* _Task to complete_
Return each line of the listing that contains the string "matplotlib".

- - - - -

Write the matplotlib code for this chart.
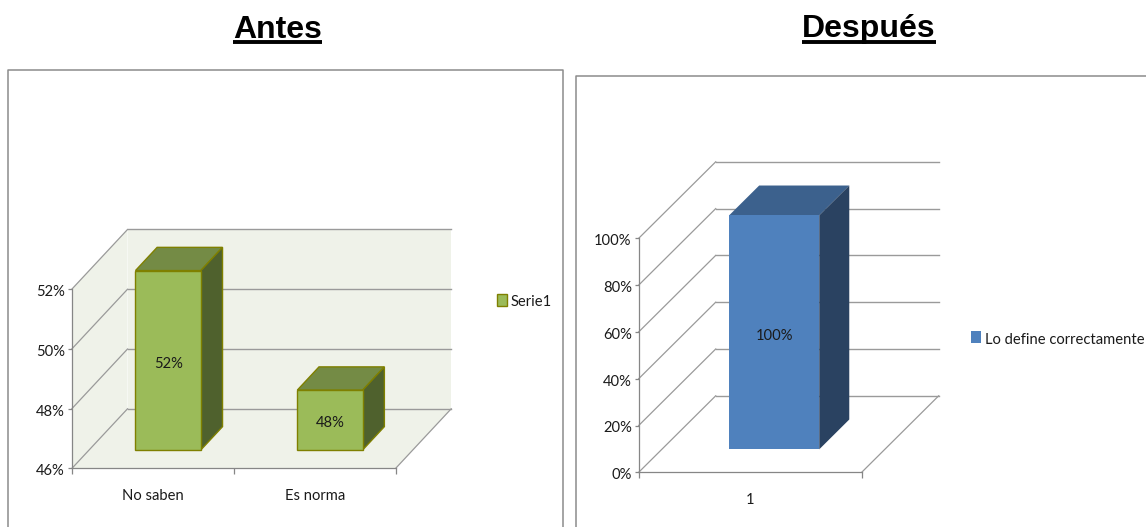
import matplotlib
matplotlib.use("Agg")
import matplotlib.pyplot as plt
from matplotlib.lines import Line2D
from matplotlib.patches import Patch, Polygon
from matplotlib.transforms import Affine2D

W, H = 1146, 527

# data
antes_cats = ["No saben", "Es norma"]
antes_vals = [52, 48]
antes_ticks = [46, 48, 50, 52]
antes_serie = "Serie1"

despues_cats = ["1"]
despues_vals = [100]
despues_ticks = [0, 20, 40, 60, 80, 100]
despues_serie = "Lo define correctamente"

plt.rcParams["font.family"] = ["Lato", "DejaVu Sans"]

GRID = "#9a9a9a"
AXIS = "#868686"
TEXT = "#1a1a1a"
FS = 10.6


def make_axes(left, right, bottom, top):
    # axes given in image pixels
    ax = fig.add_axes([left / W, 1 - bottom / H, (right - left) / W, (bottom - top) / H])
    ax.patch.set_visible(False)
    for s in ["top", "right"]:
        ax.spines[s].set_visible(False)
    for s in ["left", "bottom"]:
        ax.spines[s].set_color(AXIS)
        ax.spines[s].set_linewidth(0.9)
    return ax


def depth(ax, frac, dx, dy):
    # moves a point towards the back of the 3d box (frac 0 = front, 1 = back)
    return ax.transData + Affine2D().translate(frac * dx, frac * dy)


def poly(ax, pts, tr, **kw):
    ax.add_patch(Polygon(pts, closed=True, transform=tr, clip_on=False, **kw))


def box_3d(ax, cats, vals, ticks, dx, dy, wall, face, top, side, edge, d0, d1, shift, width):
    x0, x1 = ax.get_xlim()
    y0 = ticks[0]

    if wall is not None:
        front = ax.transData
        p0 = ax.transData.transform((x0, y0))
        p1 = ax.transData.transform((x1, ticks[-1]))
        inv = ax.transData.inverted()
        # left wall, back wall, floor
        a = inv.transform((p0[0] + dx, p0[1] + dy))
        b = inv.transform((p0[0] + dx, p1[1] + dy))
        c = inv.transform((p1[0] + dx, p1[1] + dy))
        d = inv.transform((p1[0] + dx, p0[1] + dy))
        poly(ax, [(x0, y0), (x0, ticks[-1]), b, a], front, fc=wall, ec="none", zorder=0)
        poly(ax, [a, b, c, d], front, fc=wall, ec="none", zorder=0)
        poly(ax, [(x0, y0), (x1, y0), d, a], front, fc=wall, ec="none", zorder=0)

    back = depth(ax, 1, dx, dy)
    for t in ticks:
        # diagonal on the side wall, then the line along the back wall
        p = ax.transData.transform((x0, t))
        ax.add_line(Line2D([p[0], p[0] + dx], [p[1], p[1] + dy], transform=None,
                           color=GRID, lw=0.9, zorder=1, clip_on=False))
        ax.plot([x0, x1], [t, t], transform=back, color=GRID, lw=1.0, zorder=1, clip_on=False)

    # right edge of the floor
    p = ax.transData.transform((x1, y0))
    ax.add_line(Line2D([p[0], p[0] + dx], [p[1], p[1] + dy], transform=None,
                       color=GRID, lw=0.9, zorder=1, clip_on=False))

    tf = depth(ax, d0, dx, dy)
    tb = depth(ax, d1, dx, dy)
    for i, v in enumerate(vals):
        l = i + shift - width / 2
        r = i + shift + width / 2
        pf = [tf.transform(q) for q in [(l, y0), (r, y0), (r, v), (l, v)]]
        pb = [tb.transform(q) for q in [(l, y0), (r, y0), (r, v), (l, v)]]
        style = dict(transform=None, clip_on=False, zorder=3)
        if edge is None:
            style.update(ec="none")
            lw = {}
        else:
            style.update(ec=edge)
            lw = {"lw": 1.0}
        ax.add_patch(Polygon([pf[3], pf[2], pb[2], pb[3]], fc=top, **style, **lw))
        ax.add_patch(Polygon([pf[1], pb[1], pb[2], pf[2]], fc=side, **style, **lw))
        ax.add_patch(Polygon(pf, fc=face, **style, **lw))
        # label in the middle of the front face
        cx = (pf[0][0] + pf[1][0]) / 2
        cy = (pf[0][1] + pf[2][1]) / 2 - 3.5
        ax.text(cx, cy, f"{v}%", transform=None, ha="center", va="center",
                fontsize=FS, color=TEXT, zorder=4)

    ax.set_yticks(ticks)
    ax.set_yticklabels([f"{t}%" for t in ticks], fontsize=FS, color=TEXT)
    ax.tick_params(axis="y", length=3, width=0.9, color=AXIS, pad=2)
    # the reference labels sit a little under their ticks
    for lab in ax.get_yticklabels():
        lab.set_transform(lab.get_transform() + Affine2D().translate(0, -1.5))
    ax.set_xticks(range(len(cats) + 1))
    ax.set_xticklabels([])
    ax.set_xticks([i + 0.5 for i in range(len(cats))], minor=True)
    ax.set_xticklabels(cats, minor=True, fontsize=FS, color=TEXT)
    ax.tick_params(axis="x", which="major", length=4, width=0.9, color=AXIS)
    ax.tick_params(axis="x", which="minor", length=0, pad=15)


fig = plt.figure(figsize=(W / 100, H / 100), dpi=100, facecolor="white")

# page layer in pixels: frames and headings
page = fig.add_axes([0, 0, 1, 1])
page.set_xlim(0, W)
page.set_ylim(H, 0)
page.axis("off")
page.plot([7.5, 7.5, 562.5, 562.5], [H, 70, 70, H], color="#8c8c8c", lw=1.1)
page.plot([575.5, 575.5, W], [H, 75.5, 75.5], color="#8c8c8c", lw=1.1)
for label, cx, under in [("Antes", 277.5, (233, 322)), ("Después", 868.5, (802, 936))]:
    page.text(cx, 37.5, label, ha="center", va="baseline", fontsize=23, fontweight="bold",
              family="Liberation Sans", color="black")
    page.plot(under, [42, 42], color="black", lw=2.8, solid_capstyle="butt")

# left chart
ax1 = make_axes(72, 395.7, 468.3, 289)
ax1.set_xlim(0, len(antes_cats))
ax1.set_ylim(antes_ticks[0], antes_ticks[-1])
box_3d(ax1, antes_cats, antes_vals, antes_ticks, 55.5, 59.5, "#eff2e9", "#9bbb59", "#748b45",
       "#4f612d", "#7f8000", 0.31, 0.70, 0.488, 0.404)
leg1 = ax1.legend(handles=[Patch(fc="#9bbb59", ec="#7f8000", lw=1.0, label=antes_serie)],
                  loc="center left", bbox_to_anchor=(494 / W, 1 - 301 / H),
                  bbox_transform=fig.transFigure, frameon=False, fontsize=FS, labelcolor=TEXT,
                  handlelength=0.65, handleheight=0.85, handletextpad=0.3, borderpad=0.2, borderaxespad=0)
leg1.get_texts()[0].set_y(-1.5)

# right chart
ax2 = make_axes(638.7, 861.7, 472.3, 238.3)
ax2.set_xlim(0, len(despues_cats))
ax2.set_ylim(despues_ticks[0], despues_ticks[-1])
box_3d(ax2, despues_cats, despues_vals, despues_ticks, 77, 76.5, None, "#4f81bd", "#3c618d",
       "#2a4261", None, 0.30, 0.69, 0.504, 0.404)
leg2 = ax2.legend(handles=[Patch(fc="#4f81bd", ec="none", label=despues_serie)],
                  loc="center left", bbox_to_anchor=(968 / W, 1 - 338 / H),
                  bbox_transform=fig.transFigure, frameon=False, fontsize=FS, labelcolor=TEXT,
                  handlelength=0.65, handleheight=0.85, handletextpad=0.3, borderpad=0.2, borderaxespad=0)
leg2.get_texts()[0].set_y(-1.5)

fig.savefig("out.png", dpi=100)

- - - - -

* _Task solution_
Write the matplotlib code for this chart.
import matplotlib
matplotlib.use("Agg")
import matplotlib.pyplot as plt
from matplotlib.lines import Line2D
from matplotlib.patches import Patch, Polygon
from matplotlib.transforms import Affine2D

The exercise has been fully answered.